----- SOURCE MATERIAL -----
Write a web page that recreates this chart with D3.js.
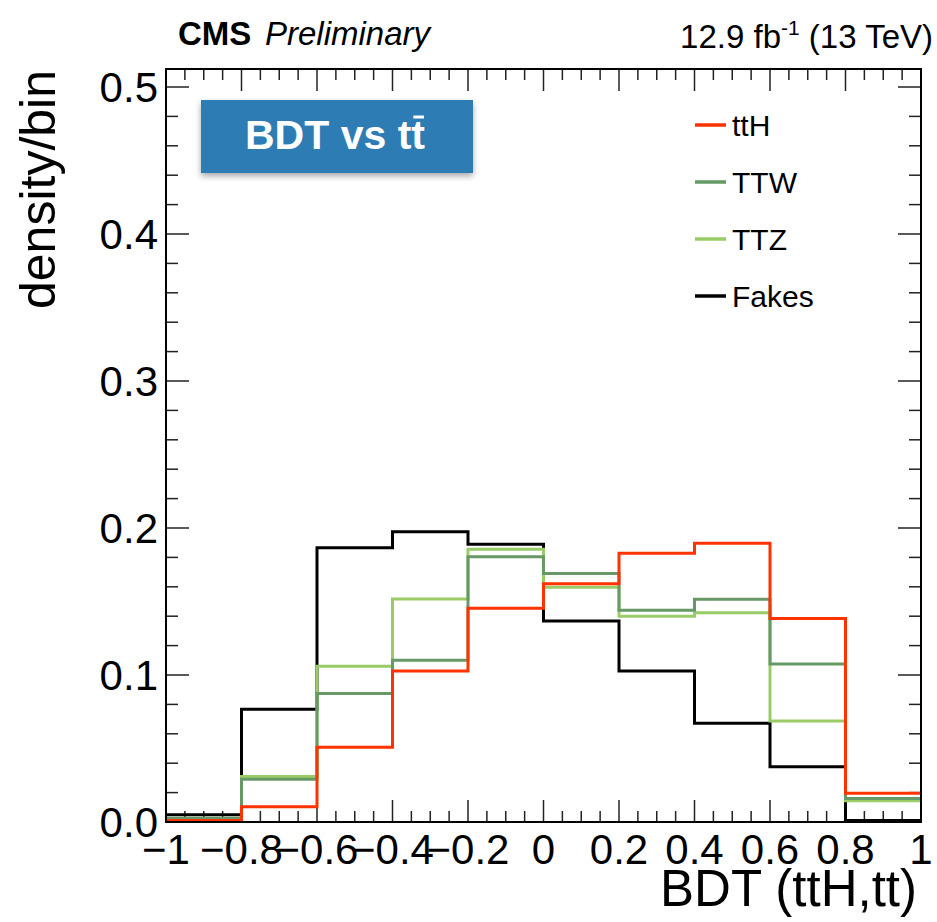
<!DOCTYPE html>
<html>
<head>
<meta charset="utf-8">
<script src="https://cdn.jsdelivr.net/npm/d3@7"></script>
<style>
  body { margin: 0; background: #fff; }
  text { font-family: "Liberation Sans", Arial, sans-serif; }
</style>
</head>
<body>
<div id="chart"></div>
<script>
// bin edges of BDT (ttH,tt)
var binEdges = [-1, -0.8, -0.6, -0.4, -0.2, 0, 0.2, 0.4, 0.6, 0.8, 1];

var ttH   = [0.001, 0.0104, 0.0508, 0.1027, 0.1454, 0.162, 0.1828, 0.1896, 0.1385, 0.0195];
var ttW   = [0.0025, 0.029, 0.0875, 0.110, 0.1805, 0.169, 0.144, 0.1515, 0.1075, 0.016];
var ttZ   = [0.002, 0.031, 0.106, 0.1517, 0.1855, 0.1597, 0.140, 0.1424, 0.0687, 0.0145];
var fakes = [0.005, 0.0767, 0.1866, 0.1975, 0.189, 0.1367, 0.1027, 0.0671, 0.0376, 0.001];

var seriesNames = ["ttH", "TTW", "TTZ", "Fakes"];
var xTickValues = [-1, -0.8, -0.6, -0.4, -0.2, 0, 0.2, 0.4, 0.6, 0.8, 1];
var yTickValues = [0, 0.1, 0.2, 0.3, 0.4, 0.5];

var series = [
  {name: "Fakes", values: fakes, color: "#000000"},
  {name: "TTZ", values: ttZ, color: "#99cc66"},
  {name: "TTW", values: ttW, color: "#669966"},
  {name: "ttH", values: ttH, color: "#ff3300"}
];
var legendColor = {"ttH": "#ff3300", "TTW": "#669966", "TTZ": "#99cc66", "Fakes": "#000000"};

var svgWidth = 937, svgHeight = 922;
var frame = {left: 166, right: 921, top: 69, bottom: 822};

var svg = d3.select("#chart").append("svg")
    .attr("width", svgWidth)
    .attr("height", svgHeight);

var x = d3.scaleLinear().domain([-1, 1]).range([frame.left, frame.right]);
var y = d3.scaleLinear().domain([0, (frame.bottom - frame.top) / 1470]).range([frame.bottom, frame.top]);

// ticks on all four sides
var xMinor = d3.range(-1, 1.0001, 0.05);
var yMinor = d3.range(0, 0.51, 0.02);

function isMajor(v, step) {
  return Math.abs(v / step - Math.round(v / step)) < 1e-6;
}

var ticks = svg.append("g").attr("stroke", "#222").attr("stroke-width", 1.5);
xMinor.forEach(function(v) {
  var len = isMajor(v, 0.2) ? 22 : 11;
  ticks.append("line").attr("x1", x(v)).attr("x2", x(v)).attr("y1", frame.bottom).attr("y2", frame.bottom - len);
  ticks.append("line").attr("x1", x(v)).attr("x2", x(v)).attr("y1", frame.top).attr("y2", frame.top + len);
});
yMinor.forEach(function(v) {
  var len = isMajor(v, 0.1) ? 23 : 12;
  ticks.append("line").attr("y1", y(v)).attr("y2", y(v)).attr("x1", frame.left).attr("x2", frame.left + len);
  ticks.append("line").attr("y1", y(v)).attr("y2", y(v)).attr("x1", frame.right).attr("x2", frame.right - len);
});

// histograms
var step = d3.line()
    .x(function(d) { return x(d[0]); })
    .y(function(d) { return y(d[1]); })
    .curve(d3.curveStepAfter);

series.forEach(function(s) {
  var pts = s.values.map(function(v, i) { return [binEdges[i], v]; });
  pts.push([binEdges[binEdges.length - 1], s.values[s.values.length - 1]]);
  svg.append("path")
    .datum(pts)
    .attr("fill", "none")
    .attr("stroke", s.color)
    .attr("stroke-width", 3)
    .attr("d", step);
});

// frame
svg.append("rect")
  .attr("x", frame.left).attr("y", frame.top)
  .attr("width", frame.right - frame.left).attr("height", frame.bottom - frame.top)
  .attr("fill", "none").attr("stroke", "#000").attr("stroke-width", 2);

// tick labels
function fmt(v) {
  var s = (Math.abs(v) < 1e-9) ? "0" : String(+v.toFixed(1));
  return s.replace("-", "\u2212");
}
svg.append("g").selectAll("text")
  .data(xTickValues).enter().append("text")
  .attr("x", function(d) { return x(d); })
  .attr("y", frame.bottom + 42)
  .attr("text-anchor", "middle")
  .attr("font-size", 42)
  .text(fmt);

svg.append("g").selectAll("text")
  .data(yTickValues).enter().append("text")
  .attr("x", frame.left - 8)
  .attr("y", function(d) { return y(d) + 15; })
  .attr("text-anchor", "end")
  .attr("font-size", 42)
  .text(function(d) { return d.toFixed(1); });

// axis titles
svg.append("text")
  .attr("x", 917).attr("y", 906)
  .attr("text-anchor", "end")
  .attr("font-size", 51)
  .text("BDT (ttH,tt)");

svg.append("text")
  .attr("transform", "translate(55,70) rotate(-90)")
  .attr("text-anchor", "end")
  .attr("font-size", 50)
  .text("density/bin");

// header
svg.append("text")
  .attr("x", 178).attr("y", 45)
  .attr("font-size", 33).attr("font-weight", "bold")
  .text("CMS");
svg.append("text")
  .attr("x", 265).attr("y", 45)
  .attr("font-size", 33).attr("font-style", "italic")
  .text("Preliminary");

var lumi = svg.append("text")
  .attr("x", 933).attr("y", 48)
  .attr("text-anchor", "end")
  .attr("font-size", 33);
lumi.append("tspan").text("12.9 fb");
lumi.append("tspan").attr("dy", -13).attr("font-size", 21).text("-1");
lumi.append("tspan").attr("dy", 13).text(" (13 TeV)");

// label box
var defs = svg.append("defs");
var filter = defs.append("filter").attr("id", "shadow")
  .attr("x", "-10%").attr("y", "-10%").attr("width", "130%").attr("height", "150%");
filter.append("feDropShadow")
  .attr("dx", 0).attr("dy", 3).attr("stdDeviation", 3)
  .attr("flood-color", "#000").attr("flood-opacity", 0.35);

svg.append("rect")
  .attr("x", 201).attr("y", 100)
  .attr("width", 272).attr("height", 73)
  .attr("fill", "#2e7bb4")
  .attr("filter", "url(#shadow)");

var boxText = svg.append("text")
  .attr("x", 335).attr("y", 149)
  .attr("text-anchor", "middle")
  .attr("font-size", 41).attr("font-weight", "bold")
  .attr("fill", "#fff")
  .text("BDT vs tt");

// bar over the last t
var node = boxText.node();
var n = node.getNumberOfChars();
var ext = node.getExtentOfChar(n - 1);
svg.append("line")
  .attr("x1", ext.x + 2).attr("x2", ext.x + ext.width - 1)
  .attr("y1", 117).attr("y2", 117)
  .attr("stroke", "#fff").attr("stroke-width", 3);

// legend
var lg = svg.append("g");
seriesNames.forEach(function(name, i) {
  var ly = 125 + i * 57;
  lg.append("line")
    .attr("x1", 695).attr("x2", 726)
    .attr("y1", ly).attr("y2", ly)
    .attr("stroke", legendColor[name]).attr("stroke-width", 3.5);
  lg.append("text")
    .attr("x", 732).attr("y", ly + 11)
    .attr("font-size", 30)
    .text(name);
});
</script>
</body>
</html>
-----
AIM
Leave out the pictures and repeat the lines from the start of the material through the line with "0.0671, 0.0376, 0.001];", inclusive.

RESPONSE
Write a web page that recreates this chart with D3.js.
<!DOCTYPE html>
<html>
<head>
<meta charset="utf-8">
<script src="https://cdn.jsdelivr.net/npm/d3@7"></script>
<style>
  body { margin: 0; background: #fff; }
  text { font-family: "Liberation Sans", Arial, sans-serif; }
</style>
</head>
<body>
<div id="chart"></div>
<script>
// bin edges of BDT (ttH,tt)
var binEdges = [-1, -0.8, -0.6, -0.4, -0.2, 0, 0.2, 0.4, 0.6, 0.8, 1];

var ttH   = [0.001, 0.0104, 0.0508, 0.1027, 0.1454, 0.162, 0.1828, 0.1896, 0.1385, 0.0195];
var ttW   = [0.0025, 0.029, 0.0875, 0.110, 0.1805, 0.169, 0.144, 0.1515, 0.1075, 0.016];
var ttZ   = [0.002, 0.031, 0.106, 0.1517, 0.1855, 0.1597, 0.140, 0.1424, 0.0687, 0.0145];
var fakes = [0.005, 0.0767, 0.1866, 0.1975, 0.189, 0.1367, 0.1027, 0.0671, 0.0376, 0.001];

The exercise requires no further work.